Words like “soon” or “make it better” leave room for interpretation. This leads to missed deadlines and unmet expectations.

Fix: Use specific deadlines and clear deliverables. Define what success looks like so there’s no guessing.

3. Using Jargon or Acronyms

Not everyone understands insider terms, especially across teams. It creates confusion and delays.

Fix: Use simple, familiar language your whole team can understand. Especially in cross-functional settings, clarity beats cleverness.

4. Assuming Understanding

Just because you said it doesn’t mean they heard it clearly. Misalignment often hides until it’s too late.

Fix: Ask your team to playback what they heard. It confirms clarity and avoids preventable errors.
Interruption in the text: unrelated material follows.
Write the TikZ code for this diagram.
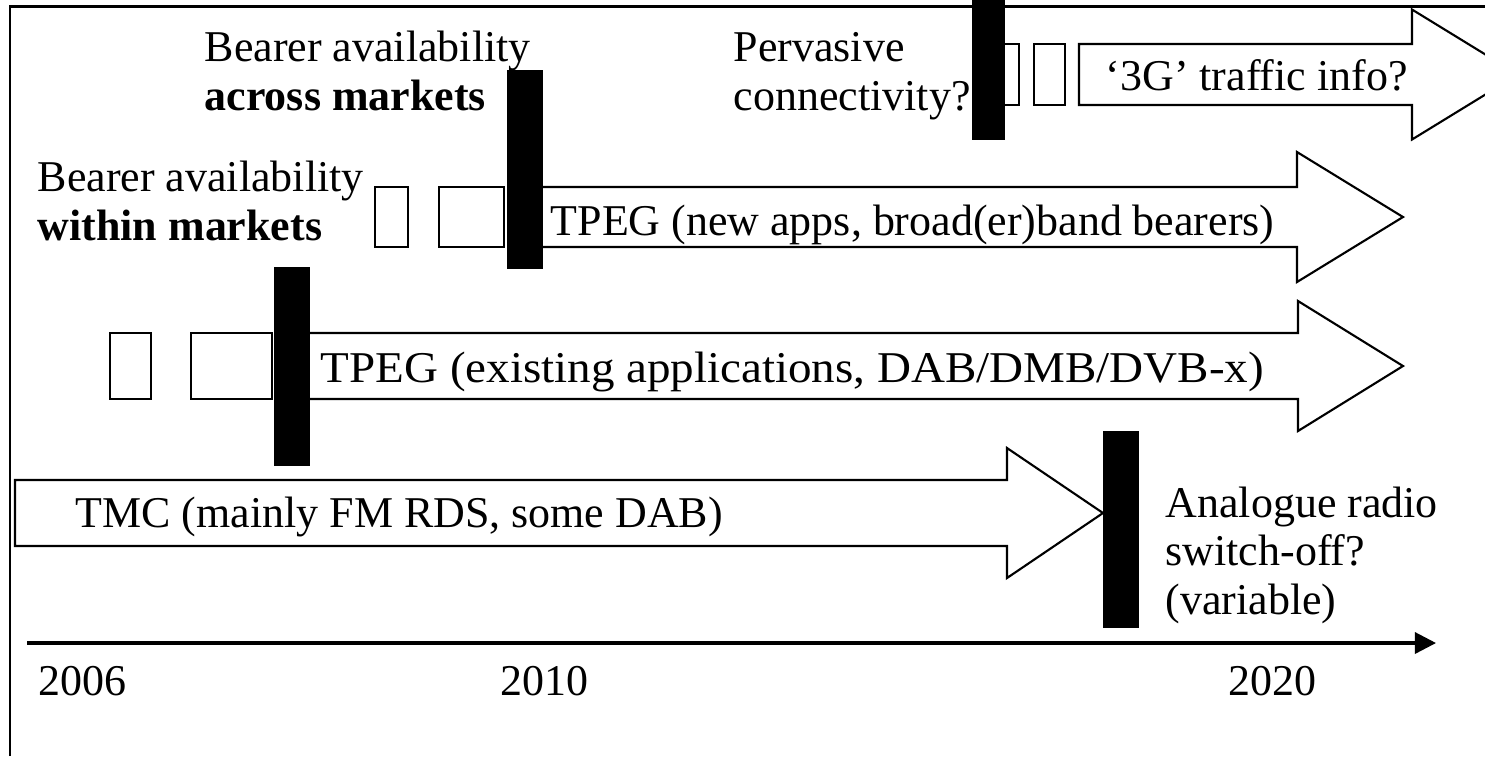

5. Changing Priorities Without Saying So

Shifting direction without telling your team causes wasted effort. People continue working on outdated goals.

Fix: Clearly communicate what’s changed and why. Let people know what to stop, start, or continue.

Weekly Challenge

Clear communication isn’t automatic it takes intention and practice. This challenge helps you simplify your message and lead with precision.

This week, practice clarity in every interaction:

  • Pick one meeting or message where clarity matters most.

  • Start with your headline what’s the one thing they must remember?

  • Use simple language and set expectations with specifics.

  • Ask someone to playback their understanding.

  • Reflect: Did your message land clearly? What would you adjust next time?

Clarity isn’t about perfection. It’s about making your message useful, understandable, and actionable. In a world full of noise lead with clarity.